Higher Education's Top-Ten Strategic Technologies in 2014
IT and higher education leaders have long used the annual EDUCAUSE top-ten IT issues findings to calibrate their IT-related activities and inform their strategic planning. In 2014, EDUCAUSE is introducing a complementary list: the top-ten strategic technologies in higher education. Together, the two lists can provide more complete and nuanced guidance on institutional IT priorities.
Our definition of a strategic technology is based on the time, active attention, and priority a technology has at a given time. Mature, fully deployed technologies (such as financial information systems or networks) may be among the most mission-critical technologies, but they are more likely to be receiving operational than strategic attention. “Strategic technologies” are relatively new technologies institutions will be spending the most time implementing, planning, and tracking in 2014.
The top-ten strategic technologies were selected from the analysis of a vetted set of 78 technologies presented to EDUCAUSE members in a survey in fall 2013. This report does not aim to describe or justify the importance of these technologies. A number of excellent existing resources already do that. The value of the EDUCAUSE list is that it is based on data about members’ actual plans and thus sheds light not on what people are talking about but what institutions are doing.
Report and Supporting Materials
Use the interactive graphic to filter the technologies list by institutional characteristics.
Related Resources
Key Findings
- Analytics dominates the list, with four of the 10 technologies. Institutions are focusing on both learning and administrative analytics.
- Mobile apps are also prominent, with two technologies and additional support for wireless networking.
- Institutions’ other infrastructure priorities—unified communications, virtual desktops or PC applications, and identity and access management—show the influence of BYOE (bring your own everything) and preparation for moves to the cloud.
- We predict that all 10 technologies will be deployed in at least half of colleges and universities by 2017.
- Public master’s universities are spending more time with emerging educational technologies than other institutions.
- Large and private doctoral institutions are paying more attention to more technologies than other institutional types.
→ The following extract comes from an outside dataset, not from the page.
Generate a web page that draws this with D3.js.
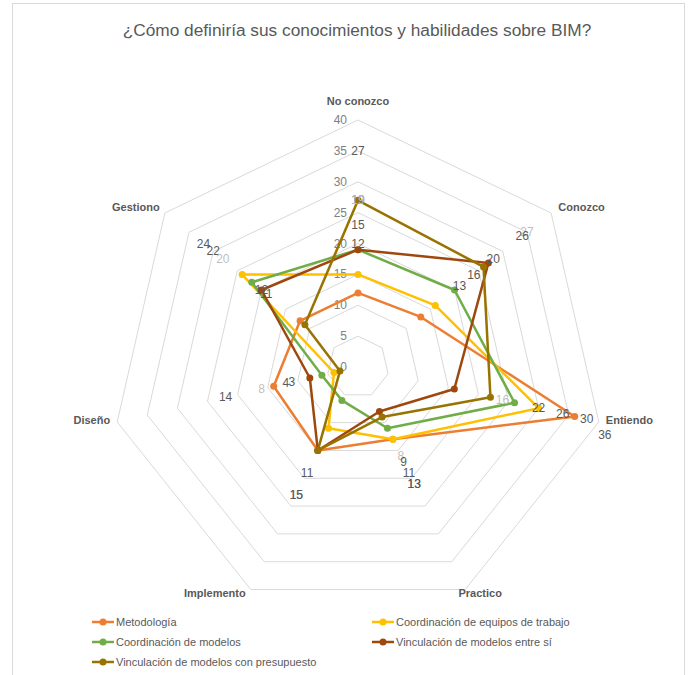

Relative to other institutional types, a smaller proportion of bachelor’s institutions are paying attention to many of the technologies we asked about. Institutional approaches to technology—whether early adopters, mainstream, or lagging—also influence the technologies selected in the rankings.
- Four additional technologies may be on the list in coming years because institutions are spending significant planning time on them in 2014: mobile device management, network capacity planning and management tools, mobile data protection, and online courses on mobile devices.
- Further out, institutions are devoting the most attention to tracking these technologies: adaptive learning, gamification, mobile data protection, predictive analytics, e-book readers/e-textbooks, infrastructure as a service (IaaS), the Internet of things, text content analytics, mashware, open content, and big data.